Книгу печатали в Турине, где качество полиграфии отвечало требованиям художника. Он торопился: перестроечная Москва предложила ему выставку в Третьяковке, и он хотел представить там наш бестиарий. Шемякин увёз с собой большую часть тиража этой дорогой книги, надеясь распродать её там. Как он потом рассказывал по телефону, он зашёл в вестибюль выставочного зала с двумя тяжеленными пачками, и на него тут же накинулась пресса. Он поставил тяжести на пол и стал давать интервью – ТВ, радио, газетам… Когда закончил, тиража уже как не бывало, книги разворовали прямо из-под ног.

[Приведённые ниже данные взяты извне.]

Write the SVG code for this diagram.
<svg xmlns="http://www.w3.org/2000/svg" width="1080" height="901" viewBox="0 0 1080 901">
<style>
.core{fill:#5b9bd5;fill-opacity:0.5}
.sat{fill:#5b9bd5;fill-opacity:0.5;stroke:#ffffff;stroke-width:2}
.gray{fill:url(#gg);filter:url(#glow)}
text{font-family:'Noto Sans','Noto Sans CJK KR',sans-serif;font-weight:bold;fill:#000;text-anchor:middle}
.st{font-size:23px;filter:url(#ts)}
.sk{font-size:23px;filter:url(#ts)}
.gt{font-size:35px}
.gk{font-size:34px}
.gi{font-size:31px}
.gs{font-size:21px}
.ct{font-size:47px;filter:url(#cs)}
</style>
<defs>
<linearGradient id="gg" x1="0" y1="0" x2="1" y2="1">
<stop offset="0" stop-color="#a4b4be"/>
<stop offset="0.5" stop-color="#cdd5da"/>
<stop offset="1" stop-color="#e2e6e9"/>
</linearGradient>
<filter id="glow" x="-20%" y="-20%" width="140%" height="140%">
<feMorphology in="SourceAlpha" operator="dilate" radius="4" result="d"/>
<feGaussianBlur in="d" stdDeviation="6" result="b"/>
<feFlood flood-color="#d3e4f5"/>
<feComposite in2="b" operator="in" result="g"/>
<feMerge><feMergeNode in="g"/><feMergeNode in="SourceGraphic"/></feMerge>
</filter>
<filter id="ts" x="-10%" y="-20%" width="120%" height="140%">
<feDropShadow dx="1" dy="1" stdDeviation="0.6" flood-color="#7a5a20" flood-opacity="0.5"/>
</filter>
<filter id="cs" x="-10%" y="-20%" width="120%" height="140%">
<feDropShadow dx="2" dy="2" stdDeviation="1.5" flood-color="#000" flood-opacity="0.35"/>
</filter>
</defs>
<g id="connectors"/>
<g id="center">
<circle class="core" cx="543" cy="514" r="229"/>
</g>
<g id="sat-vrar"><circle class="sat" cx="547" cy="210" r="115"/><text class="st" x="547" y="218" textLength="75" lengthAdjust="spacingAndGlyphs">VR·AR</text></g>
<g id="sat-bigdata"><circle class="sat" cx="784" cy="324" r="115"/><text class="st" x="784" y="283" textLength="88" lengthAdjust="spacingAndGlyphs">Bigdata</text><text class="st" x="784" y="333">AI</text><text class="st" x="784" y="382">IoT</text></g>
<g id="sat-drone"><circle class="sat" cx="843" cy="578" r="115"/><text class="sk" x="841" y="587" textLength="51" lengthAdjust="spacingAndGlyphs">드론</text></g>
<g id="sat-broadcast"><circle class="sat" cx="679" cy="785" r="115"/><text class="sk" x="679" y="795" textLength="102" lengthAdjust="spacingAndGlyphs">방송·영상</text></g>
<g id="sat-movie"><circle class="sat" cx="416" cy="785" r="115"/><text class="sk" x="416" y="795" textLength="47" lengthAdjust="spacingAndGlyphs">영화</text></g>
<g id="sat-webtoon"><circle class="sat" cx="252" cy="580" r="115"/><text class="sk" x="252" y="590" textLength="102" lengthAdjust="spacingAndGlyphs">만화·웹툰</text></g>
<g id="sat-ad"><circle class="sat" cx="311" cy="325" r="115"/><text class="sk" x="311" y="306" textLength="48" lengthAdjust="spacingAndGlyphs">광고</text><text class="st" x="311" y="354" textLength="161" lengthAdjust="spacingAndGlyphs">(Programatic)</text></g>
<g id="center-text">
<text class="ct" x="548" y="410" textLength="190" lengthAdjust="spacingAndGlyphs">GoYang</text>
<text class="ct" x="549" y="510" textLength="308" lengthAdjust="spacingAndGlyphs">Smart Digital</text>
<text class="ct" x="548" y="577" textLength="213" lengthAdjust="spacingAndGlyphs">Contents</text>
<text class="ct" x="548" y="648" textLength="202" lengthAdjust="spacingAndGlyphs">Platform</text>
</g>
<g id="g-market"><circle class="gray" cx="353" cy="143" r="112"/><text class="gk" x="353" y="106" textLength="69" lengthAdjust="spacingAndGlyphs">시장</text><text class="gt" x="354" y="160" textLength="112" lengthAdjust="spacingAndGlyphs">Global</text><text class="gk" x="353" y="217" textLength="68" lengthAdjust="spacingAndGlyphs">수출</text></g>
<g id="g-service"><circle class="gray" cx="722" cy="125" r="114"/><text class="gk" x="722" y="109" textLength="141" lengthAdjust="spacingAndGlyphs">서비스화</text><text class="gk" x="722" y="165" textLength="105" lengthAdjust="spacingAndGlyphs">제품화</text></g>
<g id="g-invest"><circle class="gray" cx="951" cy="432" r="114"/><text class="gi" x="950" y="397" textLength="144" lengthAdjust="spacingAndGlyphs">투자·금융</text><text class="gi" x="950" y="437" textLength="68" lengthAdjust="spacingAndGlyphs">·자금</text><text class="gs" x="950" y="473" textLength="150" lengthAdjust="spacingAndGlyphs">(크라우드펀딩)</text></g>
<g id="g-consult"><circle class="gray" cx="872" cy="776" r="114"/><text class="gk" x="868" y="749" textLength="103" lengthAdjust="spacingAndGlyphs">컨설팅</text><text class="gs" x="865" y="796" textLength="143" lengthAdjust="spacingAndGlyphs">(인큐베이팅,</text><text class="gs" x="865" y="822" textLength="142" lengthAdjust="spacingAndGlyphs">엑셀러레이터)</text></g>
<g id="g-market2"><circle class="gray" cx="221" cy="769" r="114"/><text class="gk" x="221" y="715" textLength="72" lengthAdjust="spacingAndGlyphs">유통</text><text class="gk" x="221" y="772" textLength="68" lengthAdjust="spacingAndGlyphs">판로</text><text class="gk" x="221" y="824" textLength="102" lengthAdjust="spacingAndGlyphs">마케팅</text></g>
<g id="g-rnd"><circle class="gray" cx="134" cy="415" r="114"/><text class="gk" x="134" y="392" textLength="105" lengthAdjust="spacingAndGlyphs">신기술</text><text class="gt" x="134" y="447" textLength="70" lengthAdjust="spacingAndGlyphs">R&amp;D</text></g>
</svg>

Я поздравил соавтора с успехом, дороже которого нет на свете, но он был раздосадован. А я искренне радовался, что наша книга разошлась по России. Впоследствии, выступая в Петербурге, я надписывал эти бестиарии, купленные с рук в разных городах… И вдруг этот сюжет получил интересное продолжение: тамиздат, вопреки обычному ходу вещей, превратился в самиздат. Вот что поведал на Фейсбуке мой виртуальный друг Алексей Ярцев, когда я вывесил эту поэму на сайте https://dbobyshev.wordpress.com :
«Вместо отзыва. Двадцать лет назад вьюношей я отсканировал экземпляр Вашей поэмы с удивительными иллюстрациями Михаила Шемякина и сделал небольшой самиздатовский тираж, который раздарил ближайшим друзьям. Вот такой энтузиазм вызвала Ваша вещь.»
Так наглядно закончилась для меня (и ещё для очень и очень многих) целая эпоха литературных, когда-то опасных, но и увлекательных приключений.